Bild: Hanns Zischler in „Sulla“ von Klaus Wyborny (1990-2001, 121 Min)
In weißen Stoff gehüllt macht der Schauspieler Hanns Zischler zwei Schritte
vorwärts an den Rand einer Gruppe von Pinien und blickt über einen Abhang
aufs Tyrrhenische Meer hinaus. Zischler verkörpert in Klaus Wybornys Film
„Sulla“ den römischen Politiker und Feldherrn Lucius Cornelius Sulla Felix,
doch Wybornys Film ist denkbar weit entfernt vom bräsigen Naturalismus des
derzeit so beliebten Höllengenres des Biopics.
Stattdessen zeigt Wyborny seinen Protagonisten beim Leerlauf des Wartens,
zeigt, wie Sulla Pferdeäpfel von dem Ort entfernt, den er für ein Treffen
mit der von ihm vergötterten Mathilde (Corinna Belz) ausgewählt hat.
Vorgegeben wird die Handlung von einem Off-Kommentar Wybornys, für den er
aus seinem eigenen Roman liest. Wie Wyborny in einem Interview mit dem
Filmhistoriker Federico Rossin erklärte, begann der Film mit diesem
Kommentar. Die Bilder sind Illustration des Kommentars.
Klaus Wyborny gehört zu den bekanntesten experimentellen Filmemachern in
Deutschland. Noch während eines Studiums der Theoretischen Physik begann er
Mitte der 1960er Jahre, Filme zu drehen. 1968 war er einer der Mitbegründer
der Hamburger Filmmacher Cooperative. Anfang Juni feierte Klaus Wyborny
seinen 80. Geburtstag. Zu Ehren des Experimentalfilmers hat die Berliner
Filmgalerie 451 sieben seiner Filme kostenlos zum Streamen bereitgestellt.
Die Filme umspannen knapp vier Jahrzehnte der Werkbiografie des Hamburger
Filmemachers.
Bekannt geworden ist Wyborny für Filme, die in ihrer Form den Film als
Medium reflektieren. In „Die Geburt der Nation“, einem seiner ersten
Langfilme, griff Wyborny den Filmstil von David Wark Griffith auf, einem
der Gründerväter des Films als narrativem Medium. Der Film beginnt mit
stummen, analogen Filmbildern, die eine Gruppe junger Menschen in
unverkennbaren 1970er-Jahre-Outfits zeigen, wie sie Anfang des 20.
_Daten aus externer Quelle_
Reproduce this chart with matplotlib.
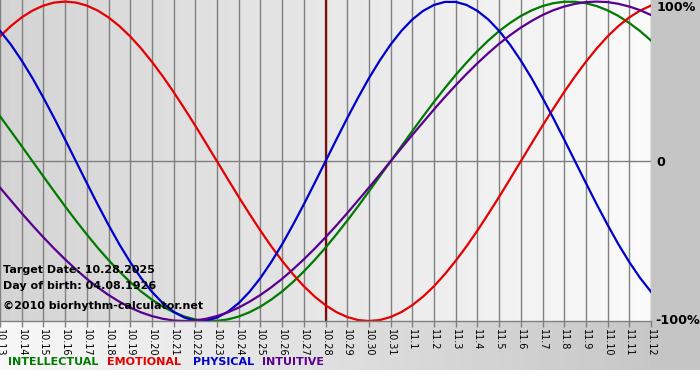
#!/usr/bin/env python3

import numpy as np
import matplotlib
matplotlib.use("Agg")
import matplotlib.pyplot as plt


# -------------------------------------------------------
# Data (one value every half day)
# -------------------------------------------------------

dates = [
    "10.13", "10.14", "10.15", "10.16", "10.17", "10.18", "10.19", "10.20",
    "10.21", "10.22", "10.23", "10.24", "10.25", "10.26", "10.27", "10.28",
    "10.29", "10.30", "10.31", "11.1", "11.2", "11.3", "11.4", "11.5",
    "11.6", "11.7", "11.8", "11.9", "11.10", "11.11", "11.12",
]

intellectual = [
    0.282, 0.189, 0.095, 0.000, -0.095, -0.189, -0.282, -0.372, -0.458, -0.541,
    -0.618, -0.690, -0.756, -0.815, -0.866, -0.910, -0.945, -0.972, -0.990, -0.999,
    -0.999, -0.990, -0.972, -0.945, -0.910, -0.866, -0.815, -0.756, -0.690, -0.618,
    -0.541, -0.458, -0.372, -0.282, -0.189, -0.095, 0.000, 0.095, 0.189, 0.282,
    0.372, 0.458, 0.541, 0.618, 0.690, 0.756, 0.815, 0.866, 0.910, 0.945,
    0.972, 0.990, 0.999, 0.999, 0.990, 0.972, 0.945, 0.910, 0.866, 0.815, 0.756,
]

emotional = [
    0.782, 0.847, 0.901, 0.944, 0.975, 0.994, 1.000, 0.994, 0.975, 0.944,
    0.901, 0.847, 0.782, 0.707, 0.623, 0.532, 0.434, 0.330, 0.223, 0.112,
    0.000, -0.112, -0.223, -0.330, -0.434, -0.532, -0.623, -0.707, -0.782, -0.847,
    -0.901, -0.944, -0.975, -0.994, -1.000, -0.994, -0.975, -0.944, -0.901, -0.847,
    -0.782, -0.707, -0.623, -0.532, -0.434, -0.330, -0.223, -0.112, 0.000, 0.112,
    0.223, 0.330, 0.434, 0.532, 0.623, 0.707, 0.782, 0.847, 0.901, 0.944, 0.975,
]

physical = [
    0.817, 0.731, 0.631, 0.520, 0.398, 0.270, 0.136, 0.000, -0.136, -0.270,
    -0.398, -0.520, -0.631, -0.731, -0.817, -0.888, -0.942, -0.979, -0.998, -0.998,
    -0.979, -0.942, -0.888, -0.817, -0.731, -0.631, -0.520, -0.398, -0.270, -0.136,
    0.000, 0.136, 0.270, 0.398, 0.520, 0.631, 0.731, 0.817, 0.888, 0.942,
    0.979, 0.998, 0.998, 0.979, 0.942, 0.888, 0.817, 0.731, 0.631, 0.520,
    0.398, 0.270, 0.136, 0.000, -0.136, -0.270, -0.398, -0.520, -0.631, -0.731, -0.817,
]

intuitive = [
    -0.165, -0.245, -0.325, -0.402, -0.476, -0.547, -0.614, -0.677, -0.736, -0.789,
    -0.837, -0.879, -0.916, -0.946, -0.969, -0.986, -0.997, -1.000, -0.997, -0.986,
    -0.969, -0.946, -0.916, -0.879, -0.837, -0.789, -0.736, -0.677, -0.614, -0.547,
    -0.476, -0.402, -0.325, -0.245, -0.165, -0.083, 0.000, 0.083, 0.165, 0.245,
    0.325, 0.402, 0.476, 0.547, 0.614, 0.677, 0.736, 0.789, 0.837, 0.879,
    0.916, 0.946, 0.969, 0.986, 0.997, 1.000, 0.997, 0.986, 0.969, 0.946, 0.916,
]

series = [
    ("INTELLECTUAL", intellectual, "#007a00"),
    ("EMOTIONAL", emotional, "#e60000"),
    ("PHYSICAL", physical, "#0000cc"),
    ("INTUITIVE", intuitive, "#5a0090"),
]

target_date = "10.28"
target_text = "Target Date: 10.28.2025"
birth_text = "Day of birth: 04.08.1926"
copyright_text = "\u00a92010 biorhythm-calculator.net"


# -------------------------------------------------------
# Background
# -------------------------------------------------------

W, H = 700, 380
PLOT_R, PLOT_B = 651, 321

fig = plt.figure(figsize=(7, 3.8), dpi=100)
fig.patch.set_facecolor("white")

bg = np.ones((H, W))
cols = np.linspace(0.0, 1.0, PLOT_R)
bg[:PLOT_B, :PLOT_R] = 0.83 + 0.15 * cols
bg[PLOT_B:370, :PLOT_R] = 0.97 - 0.19 * cols
bg[:370, PLOT_R:] = 0.77

bax = fig.add_axes([0, 0, 1, 1], zorder=-1)
bax.imshow(bg, cmap="gray", vmin=0, vmax=1, aspect="auto",
           interpolation="bilinear")
bax.axis("off")


# -------------------------------------------------------
# Plot
# -------------------------------------------------------

ax = fig.add_axes([0, 1 - PLOT_B / H, PLOT_R / W, PLOT_B / H])
ax.set_facecolor("none")

day = np.arange(len(dates))
half_day = np.arange(len(intellectual)) / 2

for name, vals, color in series:
    ax.plot(half_day, vals, color=color, lw=1.6, solid_joinstyle="round")

ax.axvline(dates.index(target_date), color="#7a0a0a", lw=1.6, zorder=1)
ax.axhline(0, color="#808080", lw=1, zorder=0)

ax.set_xlim(0, len(dates) - 1)
ax.set_ylim(-1.0, 1.01)

ax.set_xticks(day)
ax.set_xticklabels(dates, rotation=270, fontsize=7, color="black")
ax.tick_params(axis="x", direction="out", length=4, width=1,
               color="#808080", pad=2)
ax.set_yticks([])
ax.grid(axis="x", color="#808080", lw=1)
ax.set_axisbelow(True)

for s in ["top", "left", "right"]:
    ax.spines[s].set_visible(False)
ax.spines["bottom"].set_color("#808080")
ax.spines["bottom"].set_linewidth(1)

ax.text(1.009, 0.998, "100%", transform=ax.transAxes, fontsize=9.2,
        fontweight="bold", va="top", ha="left")
ax.text(1.009, 0.495, "0", transform=ax.transAxes, fontsize=9.2,
        fontweight="bold", va="center", ha="left")
ax.text(1.006, 0.0, "-100%", transform=ax.transAxes, fontsize=9.2,
        fontweight="bold", va="center", ha="left")

# info text
fig.text(3 / W, 1 - 270 / H, target_text, fontsize=8, fontweight="bold",
         va="center")
fig.text(3 / W, 1 - 286 / H, birth_text, fontsize=8, fontweight="bold",
         va="center")
fig.text(3 / W, 1 - 306 / H, copyright_text, fontsize=8, fontweight="bold",
         va="center")

# legend row
legend_x = [8, 107, 193, 262]
for (name, vals, color), lx in zip(series, legend_x):
    fig.text(lx / W, 1 - 362 / H, name, fontsize=8, fontweight="bold",
             color=color, va="center")

fig.savefig("out.png", dpi=100)
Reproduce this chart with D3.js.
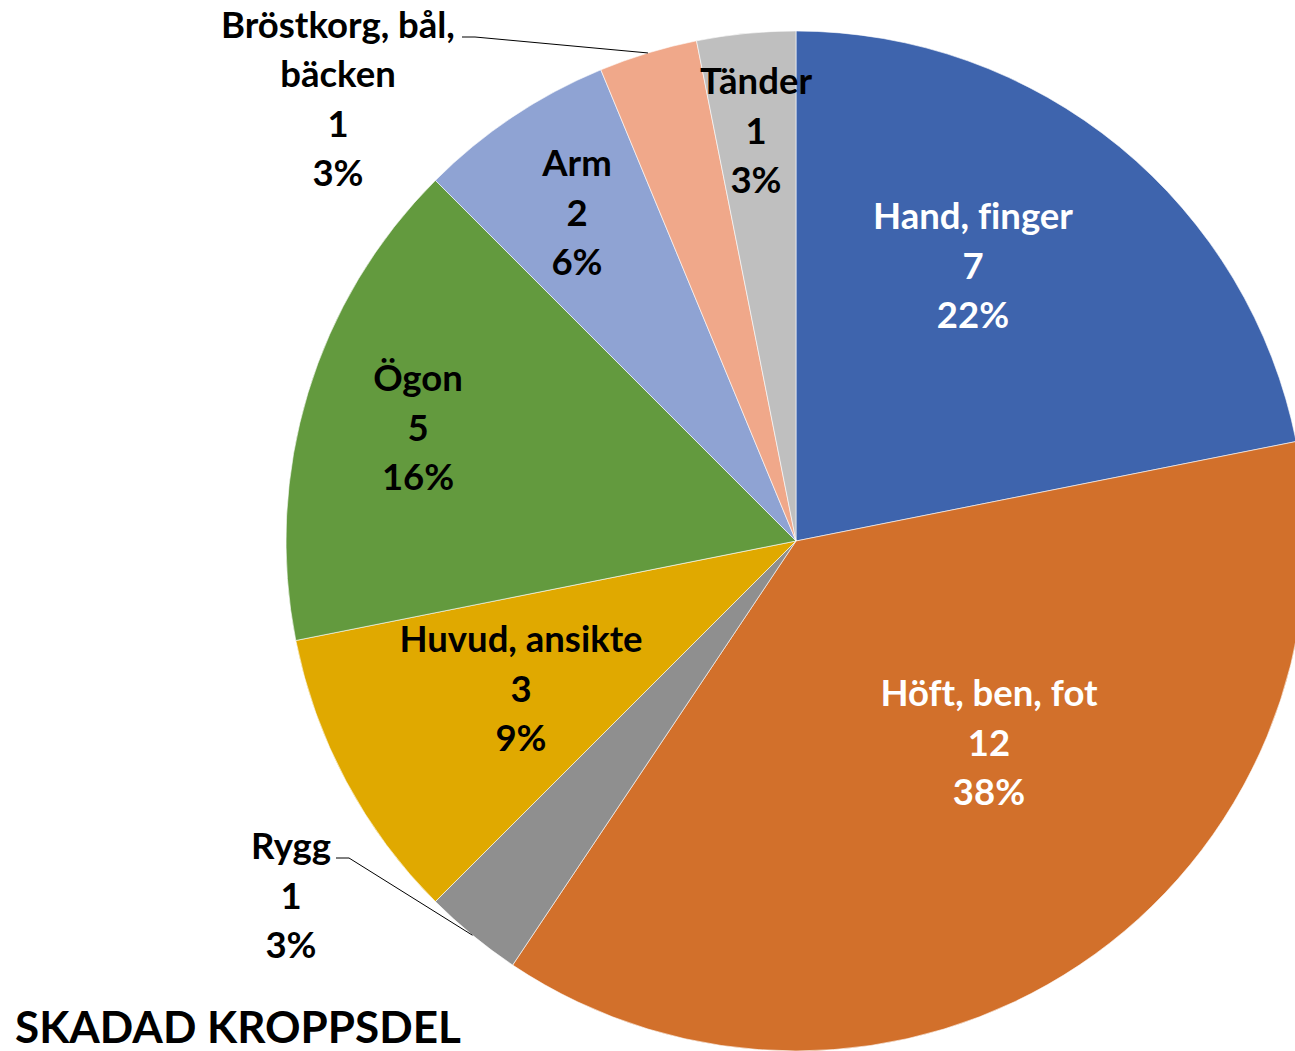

Jahrhunderts in der marokkanischen Wüste eine Art Staat gründen. Nach etwa
20 Minuten beginnt der Film mit visuellen Variationen neu und dekonstruiert
die eigene Erzählung. Nach der Präsentation des Films auf dem London
Avantgardefilmfestival notierte der US-Experimentalfilmer Jonas Mekas:
„Wybornys zwei Filme, die in London gezeigt wurden, gehören zu den
interessantesten Experimenten zu narrativer Filmregie, die derzeit gemacht
werden.“
Im Rückgriff auf sein Studium könnte man sagen, Wyborny begreift Film als
Versuchsanordnung. In „Sulla“ ist diese Versuchsanordnung einerseits in den
Protagonisten hineinverlagert. Sulla schichtet Steine auf zu einer
improvisierten Sitzgelegenheit, verläuft sich in Variationen der
Antizipation und der eigenen Großartigkeit. Andererseits ist der Film in
Kapitel gegliedert, die eigenständig sind, aber zugleich im Ganzen des
Films thematische Variationen darstellen.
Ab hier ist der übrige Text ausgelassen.